James Richard Harden
- Bats Left, Throws Right
- Height 6' 1", Weight 180 lb.
- School Central Arizona College
- High School Claremont Secondary School
- Debut July 21, 2003
- Final Game September 25, 2011
- Born November 30, 1981 in Victoria, BC CAN
Rich Harden was a right-handed pitcher whose best seasons came for the Oakland Athletics. Born in the Canadian province of British Columbia, Harden went to school at Central Arizona College and was selected in the 17th round of the 2000 amateur draft. He had four very good pitches: a fastball, a splitter, a slider, and a change. Effective when healthy, injuries cost him significant time from 2005-2007. One of those injuries was a battle with shoulder soreness that caused him to miss the majority of the 2007 season.
Harden signed in May of 2001 and the Athletics sent him to the single-A Vancouver Canadians, where he made an immediate impact. He posted a 3.39 ERA and struck out 100 batters in just 74 1/3 innings.
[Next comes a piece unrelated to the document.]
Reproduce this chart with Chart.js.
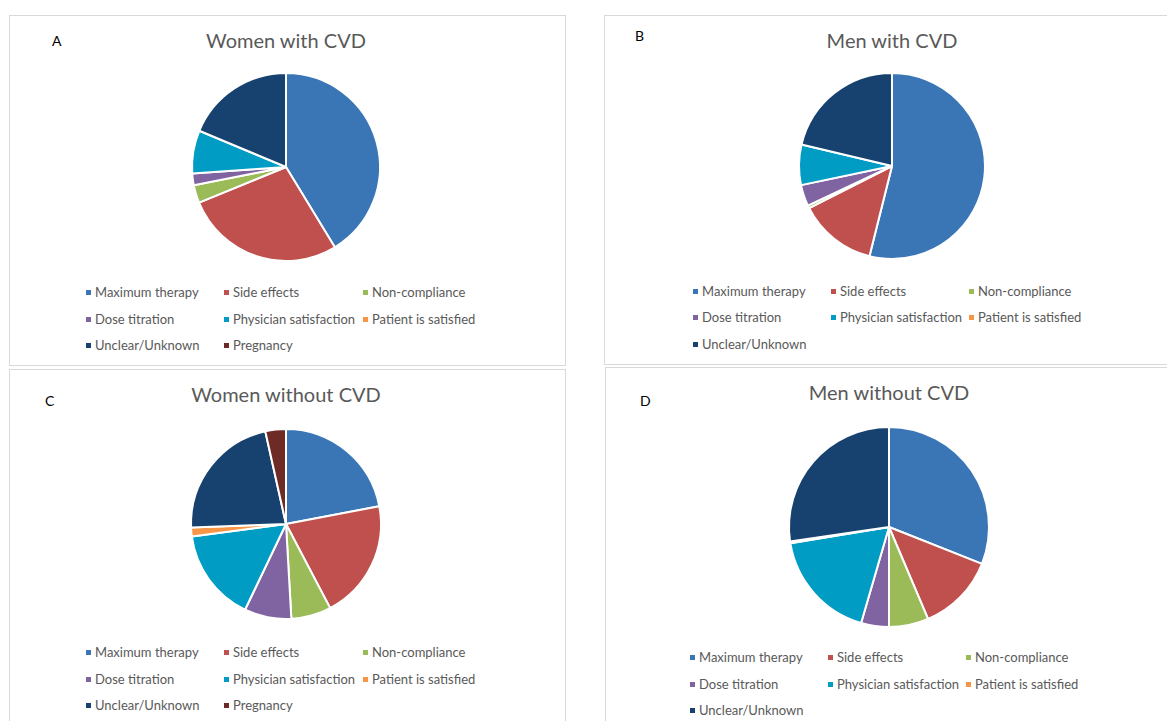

Harden was named "Athletics Minor League Player of the Year" in 2002, after he won 12 games between single-A and double-A, while striking out a total of 187 hitters. It proved to be Harden's last full season in the minors.
The Canadian was a starting pitcher for the World Team in the 2003 Futures Game; he allowed one run in an inning of work. After pitching well in the upper minor league levels in 2003, the A's called on Harden to start against the Kansas City Royals on July 21st. He gave up just one run in seven innings and struck out four in his major league debut. Harden went on to win his next three starts before losing to Esteban Loaiza and the Chicago White Sox. The young righty finished his rookie season with a 5-4 record and a 4.46 ERA.
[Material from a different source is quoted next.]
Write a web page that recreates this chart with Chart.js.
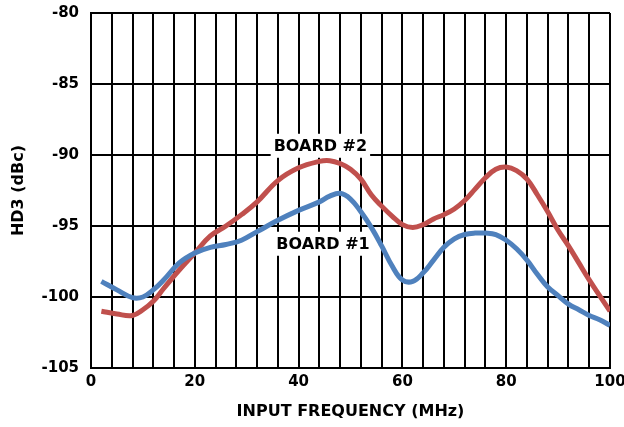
<!DOCTYPE html>
<html>
<head>
<meta charset="utf-8">
<script src="https://cdn.jsdelivr.net/npm/chart.js@4"></script>
<style>
  html, body { margin: 0; padding: 0; background: #fff; }
  #wrap { width: 624px; height: 427px; }
</style>
</head>
<body>
<div id="wrap"><canvas id="hd3Chart"></canvas></div>
<script>
const freq = [2, 5, 8, 10, 12, 14, 17, 20, 23, 26, 29, 32, 36, 40, 44, 46, 48, 50, 52, 54, 56, 58, 60,
              62, 64, 66, 68, 70, 72, 74, 76, 78, 80, 82, 84, 86, 88, 90, 92, 94, 96, 98, 100];
const board1 = [-98.9, -99.5, -100.05, -100.0, -99.5, -98.8, -97.6, -96.9, -96.5, -96.3, -96.0, -95.4, -94.6,
                -93.9, -93.3, -92.9, -92.7, -93.1, -94.0, -95.1, -96.4, -97.8, -98.8, -98.9, -98.3, -97.4,
                -96.5, -95.9, -95.6, -95.5, -95.5, -95.6, -96.0, -96.6, -97.4, -98.4, -99.3, -99.9, -100.5,
                -100.9, -101.3, -101.6, -102.0];
const board2 = [-101.0, -101.2, -101.3, -100.9, -100.3, -99.4, -98.1, -96.9, -95.7, -95.0, -94.2, -93.3, -91.8,
                -90.9, -90.45, -90.4, -90.6, -91.0, -91.7, -92.8, -93.6, -94.3, -94.9, -95.1, -94.9, -94.5,
                -94.2, -93.8, -93.2, -92.4, -91.6, -91.0, -90.85, -91.1, -91.7, -92.8, -94.0, -95.3, -96.4,
                -97.6, -98.8, -99.9, -101.0];
const xLabels = [0, 20, 40, 60, 80, 100];
const yTicks = [-105, -100, -95, -90, -85, -80];

// series name labels placed in data units
const notes = [
    { text: "BOARD #2", x: 44.2, y: -89.35 },
    { text: "BOARD #1", x: 44.7, y: -96.25 }
];

const font = "DejaVu Sans";

const notePlugin = {
    id: "notes",
    beforeDatasetsDraw(chart) {
        const ctx = chart.ctx;
        const xs = chart.scales.x, ys = chart.scales.y;
        ctx.save();
        ctx.font = "bold 16px '" + font + "'";
        ctx.textAlign = "center";
        ctx.textBaseline = "middle";
        notes.forEach(n => {
            const px = xs.getPixelForValue(n.x);
            const py = ys.getPixelForValue(n.y);
            const w = ctx.measureText(n.text).width;
            ctx.fillStyle = "#fff";
            ctx.fillRect(px - w / 2 - 3, py - 12, w + 6, 24);
            ctx.fillStyle = "#000";
            ctx.fillText(n.text, px, py + 1);
        });
        ctx.restore();
    }
};

const ctx = document.getElementById("hd3Chart").getContext("2d");
new Chart(ctx, {
    type: "line",
    data: {
        datasets: [
            { label: "BOARD #1", data: freq.map((f, i) => ({x: f, y: board1[i]})),
              borderColor: "#4F81BD", borderWidth: 5, pointRadius: 0, tension: 0.4, fill: false },
            { label: "BOARD #2", data: freq.map((f, i) => ({x: f, y: board2[i]})),
              borderColor: "#C0504D", borderWidth: 5, pointRadius: 0, tension: 0.4, fill: false }
        ]
    },
    options: {
        responsive: true,
        maintainAspectRatio: false,
        animation: false,
        layout: { padding: 0 },
        plugins: { legend: { display: false }, tooltip: { enabled: false } },
        scales: {
            x: {
                type: "linear", min: 0, max: 100,
                grid: { color: "#000", lineWidth: 2, drawTicks: false },
                border: { color: "#000", width: 2 },
                ticks: {
                    stepSize: 4, autoSkip: false, maxRotation: 0, padding: 5, color: "#000",
                    font: { family: font, size: 15, weight: "bold" },
                    callback: v => xLabels.includes(v) ? String(v) : ""
                },
                title: { display: true, text: "INPUT FREQUENCY (MHz)", color: "#000",
                         font: { family: font, size: 16, weight: "bold" }, padding: { top: 4, bottom: 6 } },
                afterFit: s => { s.height = 59; s.paddingRight = 14; }
            },
            y: {
                min: -105, max: -80,
                grid: { color: "#000", lineWidth: 2, drawTicks: false },
                border: { color: "#000", width: 2 },
                ticks: {
                    stepSize: 5, padding: 12, color: "#000",
                    font: { family: font, size: 15, weight: "bold" },
                    callback: v => yTicks.includes(v) ? String(v) : ""
                },
                title: { display: true, text: "HD3 (dBc)", color: "#000",
                         font: { family: font, size: 16, weight: "bold" }, padding: { top: 9, bottom: 0 } },
                afterFit: s => { s.width = 91; s.paddingTop = 13; }
            }
        }
    },
    plugins: [notePlugin]
});
</script>
</body>
</html>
Harden won 11 games as a 22-year-old in 2004. He recorded 167 strikeouts in 189 2/3 innings, posted a 3.99 ERA, and won eight games in the season's second half. The injury bug bit Harden in 2005, as he missed a good deal of time with an injured oblique muscle. He put up good numbers while healthy, earning a 10-5 record and a 2.53 ERA. Harden pitched two complete games in 2005, both against the Texas Rangers. He missed a third complete game by one out.
A multitude of injuries sidelined Harden in 2006. He started the season 3-0 but went to the DL with a strained lower back. He returned for a game in June, but had to return to the DL with a strained ligament in his arm. Harden appeared for the A's late in the season, even making a playoff start, but did not appear to be at full strength.
Harden made three tremendous starts in April of 2007, giving up just three runs in 19 innings while striking out 20 batters. He then sat out all of May and most of June with a sore shoulder. He was back with the squad in late June to work in relief. He made one start before falling back to the disabled list with a strain in his right shoulder.
In July 2008, Harden was traded with Chad Gaudin to the Chicago Cubs for Sean Gallagher, infielder Eric Patterson, outfielder Matt Murton and catching prospect Josh Donaldson. He had been 5-1, 2.34 in 13 starts for the A's, the went 5-1 again, with a 1.77 ERA in 12 starts for the Cubs, for a combined mark of 10-2, 2.07. In 148 innings, he gave up just 96 hits while striking out a whopping 181 batters. However, when he started Game 3 of the NLDS against the Los Angeles Dodgers on October 4th, he gave up 3 runs in 4 1/3 innings and was charged with the 3-1 loss, ending the year on a sour note. Because of his recent history of injuries, he declined an offer to pitch for Team Canada in the 2009 World Baseball Classic. With the Cubs in 2009, he was 9-9, 4.09 in 26 starts, with 171 Ks in 141 innings, as the Cubs failed to return to the postseason.
Harden signed as a free agent with the Texas Rangers in 2010, but he was limited to 20 appearances, during which he went 5-5, 5.58. The fact that he struck out only 75 batters in 92 innings indicated that he did not have his customary stuff. The Rangers reached the World Series for the first time in team history that year, but he was not on the postseason roster. He then returned to the Oakland A's for the 2011 season, but he continued to struggle, with a record of 4-4, 5.12 in 15 starts. He signed with the Minnesota Twins for 2012 but failed to make the team and retired.